> Aim
Return the material word for word. Do not include pictures.

— START —

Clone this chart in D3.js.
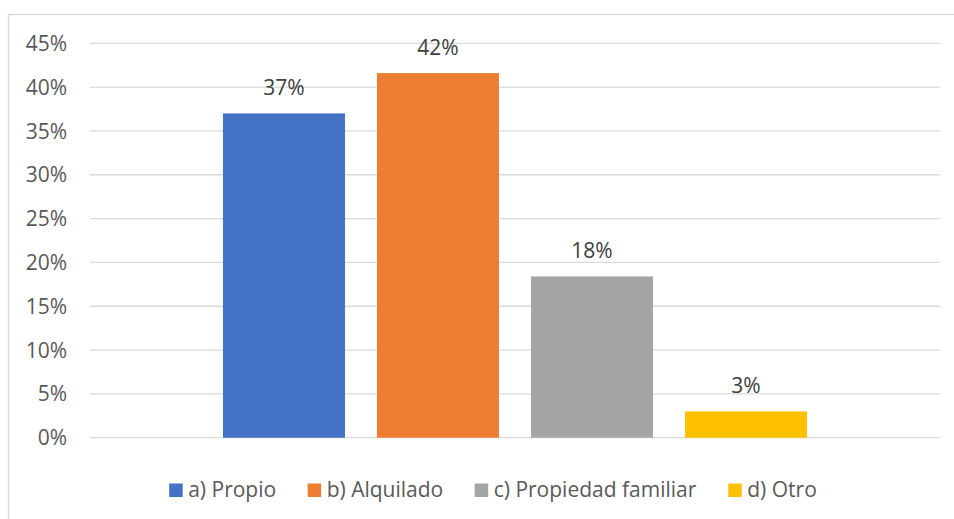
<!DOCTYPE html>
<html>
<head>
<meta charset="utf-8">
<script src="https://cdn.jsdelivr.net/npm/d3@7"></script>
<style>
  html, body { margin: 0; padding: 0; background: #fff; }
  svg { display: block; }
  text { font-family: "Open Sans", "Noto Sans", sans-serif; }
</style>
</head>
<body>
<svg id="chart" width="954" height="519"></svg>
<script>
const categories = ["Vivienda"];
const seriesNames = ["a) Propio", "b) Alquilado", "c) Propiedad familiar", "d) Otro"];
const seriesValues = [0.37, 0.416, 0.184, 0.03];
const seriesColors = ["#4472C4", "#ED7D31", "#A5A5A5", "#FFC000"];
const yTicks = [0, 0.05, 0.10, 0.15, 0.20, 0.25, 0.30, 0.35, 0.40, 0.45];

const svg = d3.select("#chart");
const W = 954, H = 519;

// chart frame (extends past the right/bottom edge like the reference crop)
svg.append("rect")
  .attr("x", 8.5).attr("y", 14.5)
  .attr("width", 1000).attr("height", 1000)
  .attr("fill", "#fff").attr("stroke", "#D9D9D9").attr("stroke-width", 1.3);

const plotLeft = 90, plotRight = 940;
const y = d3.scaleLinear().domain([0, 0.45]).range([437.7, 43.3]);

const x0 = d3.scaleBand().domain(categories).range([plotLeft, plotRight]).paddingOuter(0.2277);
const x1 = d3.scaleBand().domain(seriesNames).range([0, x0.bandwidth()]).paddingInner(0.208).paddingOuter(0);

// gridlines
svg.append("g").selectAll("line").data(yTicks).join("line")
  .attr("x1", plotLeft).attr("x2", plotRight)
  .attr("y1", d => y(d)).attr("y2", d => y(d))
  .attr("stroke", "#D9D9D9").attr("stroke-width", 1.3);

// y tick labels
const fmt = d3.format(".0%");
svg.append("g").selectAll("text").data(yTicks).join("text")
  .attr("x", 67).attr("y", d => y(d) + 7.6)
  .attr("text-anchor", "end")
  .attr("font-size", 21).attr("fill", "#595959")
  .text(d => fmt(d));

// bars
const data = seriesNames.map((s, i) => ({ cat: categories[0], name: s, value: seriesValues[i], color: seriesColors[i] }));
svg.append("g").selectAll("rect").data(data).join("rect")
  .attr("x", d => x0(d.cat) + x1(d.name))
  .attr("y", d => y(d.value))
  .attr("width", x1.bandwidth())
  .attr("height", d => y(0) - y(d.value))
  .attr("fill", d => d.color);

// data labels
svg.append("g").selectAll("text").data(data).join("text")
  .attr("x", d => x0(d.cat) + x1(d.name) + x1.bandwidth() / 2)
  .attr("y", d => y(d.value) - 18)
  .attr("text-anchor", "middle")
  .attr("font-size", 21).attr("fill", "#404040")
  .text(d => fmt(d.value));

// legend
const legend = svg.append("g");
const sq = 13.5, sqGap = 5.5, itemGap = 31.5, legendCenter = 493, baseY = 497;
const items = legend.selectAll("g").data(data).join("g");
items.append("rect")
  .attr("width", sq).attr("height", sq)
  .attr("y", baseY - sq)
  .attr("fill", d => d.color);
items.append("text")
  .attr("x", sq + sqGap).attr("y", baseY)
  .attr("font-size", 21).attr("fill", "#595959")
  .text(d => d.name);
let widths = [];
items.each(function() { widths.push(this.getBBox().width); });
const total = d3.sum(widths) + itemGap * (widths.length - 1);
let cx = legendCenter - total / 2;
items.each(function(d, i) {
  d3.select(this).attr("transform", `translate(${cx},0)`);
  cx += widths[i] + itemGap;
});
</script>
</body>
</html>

— END —

> Full solution
Clone this chart in D3.js.
<!DOCTYPE html>
<html>
<head>
<meta charset="utf-8">
<script src="https://cdn.jsdelivr.net/npm/d3@7"></script>
<style>
  html, body { margin: 0; padding: 0; background: #fff; }
  svg { display: block; }
  text { font-family: "Open Sans", "Noto Sans", sans-serif; }
</style>
</head>
<body>
<svg id="chart" width="954" height="519"></svg>
<script>
const categories = ["Vivienda"];
const seriesNames = ["a) Propio", "b) Alquilado", "c) Propiedad familiar", "d) Otro"];
const seriesValues = [0.37, 0.416, 0.184, 0.03];
const seriesColors = ["#4472C4", "#ED7D31", "#A5A5A5", "#FFC000"];
const yTicks = [0, 0.05, 0.10, 0.15, 0.20, 0.25, 0.30, 0.35, 0.40, 0.45];

const svg = d3.select("#chart");
const W = 954, H = 519;

// chart frame (extends past the right/bottom edge like the reference crop)
svg.append("rect")
  .attr("x", 8.5).attr("y", 14.5)
  .attr("width", 1000).attr("height", 1000)
  .attr("fill", "#fff").attr("stroke", "#D9D9D9").attr("stroke-width", 1.3);

const plotLeft = 90, plotRight = 940;
const y = d3.scaleLinear().domain([0, 0.45]).range([437.7, 43.3]);

const x0 = d3.scaleBand().domain(categories).range([plotLeft, plotRight]).paddingOuter(0.2277);
const x1 = d3.scaleBand().domain(seriesNames).range([0, x0.bandwidth()]).paddingInner(0.208).paddingOuter(0);

// gridlines
svg.append("g").selectAll("line").data(yTicks).join("line")
  .attr("x1", plotLeft).attr("x2", plotRight)
  .attr("y1", d => y(d)).attr("y2", d => y(d))
  .attr("stroke", "#D9D9D9").attr("stroke-width", 1.3);

// y tick labels
const fmt = d3.format(".0%");
svg.append("g").selectAll("text").data(yTicks).join("text")
  .attr("x", 67).attr("y", d => y(d) + 7.6)
  .attr("text-anchor", "end")
  .attr("font-size", 21).attr("fill", "#595959")
  .text(d => fmt(d));

// bars
const data = seriesNames.map((s, i) => ({ cat: categories[0], name: s, value: seriesValues[i], color: seriesColors[i] }));
svg.append("g").selectAll("rect").data(data).join("rect")
  .attr("x", d => x0(d.cat) + x1(d.name))
  .attr("y", d => y(d.value))
  .attr("width", x1.bandwidth())
  .attr("height", d => y(0) - y(d.value))
  .attr("fill", d => d.color);

// data labels
svg.append("g").selectAll("text").data(data).join("text")
  .attr("x", d => x0(d.cat) + x1(d.name) + x1.bandwidth() / 2)
  .attr("y", d => y(d.value) - 18)
  .attr("text-anchor", "middle")
  .attr("font-size", 21).attr("fill", "#404040")
  .text(d => fmt(d.value));

// legend
const legend = svg.append("g");
const sq = 13.5, sqGap = 5.5, itemGap = 31.5, legendCenter = 493, baseY = 497;
const items = legend.selectAll("g").data(data).join("g");
items.append("rect")
  .attr("width", sq).attr("height", sq)
  .attr("y", baseY - sq)
  .attr("fill", d => d.color);
items.append("text")
  .attr("x", sq + sqGap).attr("y", baseY)
  .attr("font-size", 21).attr("fill", "#595959")
  .text(d => d.name);
let widths = [];
items.each(function() { widths.push(this.getBBox().width); });
const total = d3.sum(widths) + itemGap * (widths.length - 1);
let cx = legendCenter - total / 2;
items.each(function(d, i) {
  d3.select(this).attr("transform", `translate(${cx},0)`);
  cx += widths[i] + itemGap;
});
</script>
</body>
</html>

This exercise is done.